New Member Interview | Gregory Darling, Managing Director, AST
28 October 2016
On behalf of MSUA I am pleased to welcome AST as the newest corporate member of the association. The following exchange with Gregory Darling, managing director of AST, provides insights into AST’s mobility business and their perspective on mobility market development. This interview kicks off our new member interview series and I’m sure members of the MSUA community will benefit from gathering further insights about AST.
Catherine: Applied Satellite Technology (AST) is a well-known company to the MSS community but less so to FSS players. Please give a brief description and history of your business.
Gregory: AST traces its roots back to the early days of mobile satellite communications and we’re delighted to be celebrating our 25th anniversary next year. Like most entrepreneurial businesses, AST was born out of frustration with (the then) existing services and a desire to make it simpler for everyday users to communicate when in remote places. We started in equipment and airtime distribution then added servicing, support and latterly solutions and a whole host of value-added services. We also sell FSS services alongside our MSS offerings too, both directly to end users and indirectly through channel. AST is proud to deliver MSS services from all the major network operators.
In recent years, we’ve made considerable investment in Integra, our ground network, to provide the end-to-end quality of service expected of a trusted, tier one global provider. In building this more recently, we’ve been able to take advantage of today’s advanced technology to effectively bypass our industry peers. And next year we’ll continue this evolution with the addition of new value-added solutions unmatched in the market today, derived from our considerable experience in the application of satellite technology – the very core of our company name.
Catherine: What’s your perspective on the convergence of MSS and FSS?
Gregory: Customers who use satellite to communicate simply want reliable, secure connectivity wherever they happen to be, that’s high speed, easy to use and affordable. The blending of different technologies – for example Ka and Ku; Ka and C; Ka/Ku and L – to provide a single customer service is becoming more prevalent, but this is not something that’s unique to the satellite world. The cellular industry, faced with the onslaught of ever-rising data traffic, is forced to make more efficient use of spectrum that operates across multiple bands using multiple technologies in a heterogeneous network or “HetNet” deployment and uses the best available access technology to deliver the service. The user shouldn’t need to care how it’s provided – the user experience should be seamless. So we see the developments in the satellite industry effectively mirroring this trend.
Catherine: Which market segments is AST’s business rooted in and where do you see incremental growth?
Gregory: The maritime sector remains a core market for us today and we’re also active in the Government, NGO, oil and gas, utilities and media sectors. At AST, we see value-added solutions (ours included) as the way to penetrate these traditional sectors more deeply and this is the opportunity we’re now targeting.
Catherine: What do you think will drive future growth in your target markets — expanded connectivity, new applications, pricing, etc.?
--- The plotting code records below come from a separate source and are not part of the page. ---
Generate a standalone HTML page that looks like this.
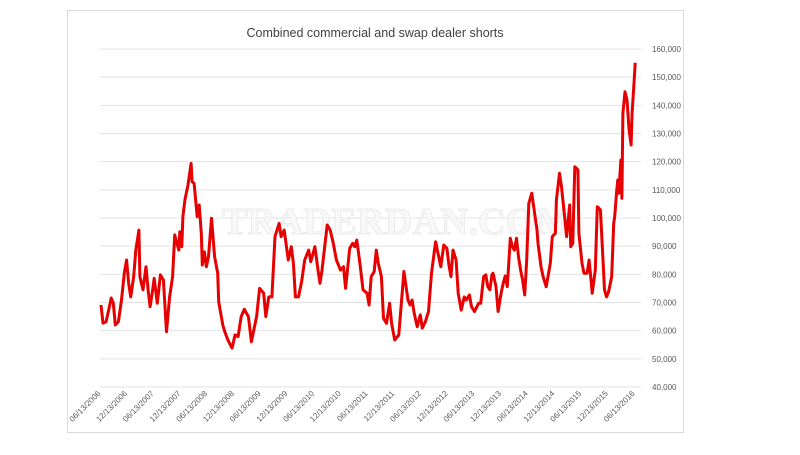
<!DOCTYPE html>
<html><head><meta charset="utf-8"><style>
html,body{margin:0;padding:0;background:#fff;}
body{width:800px;height:450px;overflow:hidden;font-family:"Liberation Sans",sans-serif;}
</style></head><body>
<svg id="chart" width="800" height="450" xmlns="http://www.w3.org/2000/svg">
<rect x="67.5" y="10.5" width="616" height="422" fill="#fff" stroke="#d9d9d9"/>
<text x="375" y="37" text-anchor="middle" font-size="12.5" fill="#404040" font-family="Liberation Sans, sans-serif">Combined commercial and swap dealer shorts</text>
<g id="grid"></g>
<text x="222" y="234" font-size="38" font-family="Liberation Serif, serif" font-weight="bold" fill="#f8f8f8" stroke="#ebebeb" stroke-width="1" textLength="350" lengthAdjust="spacingAndGlyphs">TRADERDAN.COM</text>
<g id="ylabels"></g>
<g id="xlabels"></g>
<g id="series"></g>
</svg>
<script>
const yTicks=[40,50,60,70,80,90,100,110,120,130,140,150,160];
const xTickLabels=["06/13/2006","12/13/2006","06/13/2007","12/13/2007","06/13/2008","12/13/2008","06/13/2009","12/13/2009","06/13/2010","12/13/2010","06/13/2011","12/13/2011","06/13/2012","12/13/2012","06/13/2013","12/13/2013","06/13/2014","12/13/2014","06/13/2015","12/13/2015","06/13/2016"];
// weeks since 06/13/2006
const weeks=[0,2,5,9,10,12,14,17,20,23,25,27,29,32,34,37,38,41,44,46,48,50,52,55,58,59,61,64,67,70,72,76,77,79,80,82,85,88,89,91,94,96,98,99,101,103,105,108,111,114,115,119,121,124,128,131,134,137,140,144,147,152,155,159,161,164,167,170,174,176,179,183,186,188,190,193,196,199,203,205,209,212,214,216,221,224,227,230,234,237,239,243,246,248,250,253,256,260,262,264,267,269,271,274,276,279,282,284,287,291,293,296,300,302,304,306,309,312,314,317,320,323,327,330,332,335,338,340,342,344,347,349,352,355,357,360,362,365,369,371,374,376,378,380,382,383,386,388,391,393,395,397,400,402,404,406,408,410,412,414,416,418,421,423,426,427,430,432,435,439,441,444,445,448,450,453,455,458,459,461,463,466,467,470,472,475,477,479,480,483,485,488,490,492,494,496,499,501,502,504,505,506,507,508,509,510,512,514,516,518,519,521,522];
// shorts, thousands of contracts
const shorts=[69.1,62.7,63.2,69.8,71.6,69.8,62,63.2,70.9,81,85.1,77,72,79.2,88.6,95.7,79.2,74.5,82.7,74.5,68.5,73.3,78.6,69.7,79.8,79.2,78,59.6,72,79.2,94,88.6,95.1,89.8,100.5,106.4,111.7,119.4,112.9,112.3,100.5,104.6,94.6,83.3,88,82.7,86.3,99.9,86.3,80.4,70.3,62,59.6,56.7,53.8,58.5,57.9,65,67.6,65,56.1,65,75,73.3,65,72,72,93.4,98.1,93.4,95.7,85.1,89.8,83.9,72,72,77.4,85.1,88.6,84.5,89.8,81.5,76.8,81.5,97.5,95.7,91,85.1,81.5,82.7,75,89.2,91,89.8,92.2,83.9,74.5,73.3,69.1,79.2,81,88.6,83.9,79.2,64.4,62.6,69.7,62.6,56.7,58.5,67.3,81,70.9,69.1,70.9,66.2,61.4,65.6,60.9,63.2,66.8,80.4,91.6,86.3,82.7,90.4,89.2,83.3,79.2,88.6,85.1,73.3,67.3,72,70.9,72.7,68.5,66.8,69.7,69.7,79.2,79.8,75.6,74.5,79.8,80.4,75.6,66.8,73.3,76.8,79.4,75.6,92.8,89.8,88.6,92.8,86.3,81.5,78,72.7,85.1,105.2,108.8,103.5,95.7,91,82.7,79.2,75.6,83.9,93.4,94.6,106.4,115.9,111.1,100.5,93.4,104.6,89.8,91,118.2,117.1,94.6,83.9,80.4,80.4,85.1,77.4,73.3,81.5,104,102.9,88.6,74.5,72,73.8,79.2,98.1,100.5,110,113.5,108.8,114.7,120.6,107,137.2,144.8,141.9,131.2,125.9,137.2,149,155.1];

const NS="http://www.w3.org/2000/svg";
const X0=101,X1=635.2,W_MAX=522,Y0=387,Y1=49,V0=40,V1=160;
function xScale(w){return X0+(w/W_MAX)*(X1-X0);}
function yScale(v){return Y0-(v-V0)/(V1-V0)*(Y0-Y1);}
function xTickPos(i){return X0+i*(X1-X0)/(xTickLabels.length-1);}

const grid=document.getElementById('grid');
const yl=document.getElementById('ylabels');
yTicks.forEach(v=>{
  const l=document.createElementNS(NS,'line');
  
  
  l.setAttribute('x1',100);l.setAttribute('x2',641);
  l.setAttribute('y1',yScale(v));l.setAttribute('y2',yScale(v));
  l.setAttribute('stroke','#e3e3e3');l.setAttribute('stroke-width','1');
  grid.appendChild(l);
  const t=document.createElementNS(NS,'text');
  
  
  t.setAttribute('x',652);t.setAttribute('y',yScale(v)+3);
  t.setAttribute('font-size','8');t.setAttribute('fill','#595959');
  t.textContent=(v*1000).toLocaleString('en-US');
  yl.appendChild(t);
});
const xl=document.getElementById('xlabels');
xTickLabels.forEach((s,i)=>{
  const t=document.createElementNS(NS,'text');
  
  
  const x=xTickPos(i),y=394;
  t.setAttribute('x',x);t.setAttribute('y',y);
  t.setAttribute('text-anchor','end');
  t.setAttribute('font-size','8');t.setAttribute('fill','#595959');
  t.setAttribute('transform','rotate(-45 '+x+' '+y+')');
  t.textContent=s;
  xl.appendChild(t);
});
const p=document.createElementNS(NS,'polyline');


p.setAttribute('points',weeks.map((w,i)=>xScale(w).toFixed(1)+','+yScale(shorts[i]).toFixed(1)).join(' '));
p.setAttribute('fill','none');p.setAttribute('stroke','#e60000');
p.setAttribute('stroke-width','3');p.setAttribute('stroke-linejoin','round');
document.getElementById('series').appendChild(p);
</script>
</body></html>
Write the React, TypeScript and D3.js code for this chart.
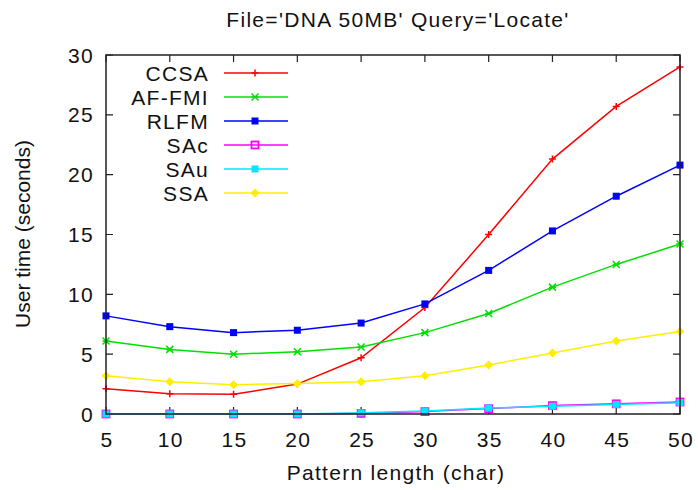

Gregory: It’s all about data. The addiction to constant connectivity has been created in the terrestrial market. We expect access to high-speed broadband wherever we go. This is spilling over into satellite, but controlling the connectivity pipe and helping customers make more efficient use of their satellite bandwidth is now even more crucial.
The next frontier is IoT. As form factors get smaller, this plays well to the MSS market particularly where bandwidth requirements are low and traffic less bursty. This is an important area of growth for AST and we’ve create our own IRIS solution to target this market.
Similarly, smaller VSAT antennas are expanding the maritime use cases. We’re putting 60cm antennas on vessels that would not have had VSATs in the past.
Catherine: What do you think you could learn from the FSS business and what could FSS players learn from the MSS business?
Gregory: We prefer to look to the terrestrial market as a future indicator of what’s likely to be needed in satellite communications, but necessarily adapted for the unique challenges of our satellite environment in terms of global coverage, network resilience in extreme circumstances, usability and cost of delivery.
The adoption of new cellular services is more advanced because network technology and product life cycles are much faster. Looking back over the last decade, the obvious lesson is that when the whole ecosystem comes together (some call it the perfect storm) – network ubiquity and performance, devices, applications, usability and affordability – then demand explodes, both at the individual level and in the enterprise to leverage data in new ways.
We believe that the ecosystem is coming together in the satellite market too – AST is bringing key elements to it which are essential to fuel similar growth in our markets. This has been, and will continue to drive our innovation investment strategy.
Catherine: Thank you Gregory and I appreciate learning more about AST and fully agree with you about the relevance of the telecom market to mobility market development. Telecom is a priority target for Adjacent Market News – a component of MSUA’s weekly Mobility News distribution – and one MSUA intends on prioritizing for 2017. Thank you and we look forward to collaborating with you at upcoming events such as the SATELLITE2017 Mobility Forum and Annual Mobility Innovation Awards Program.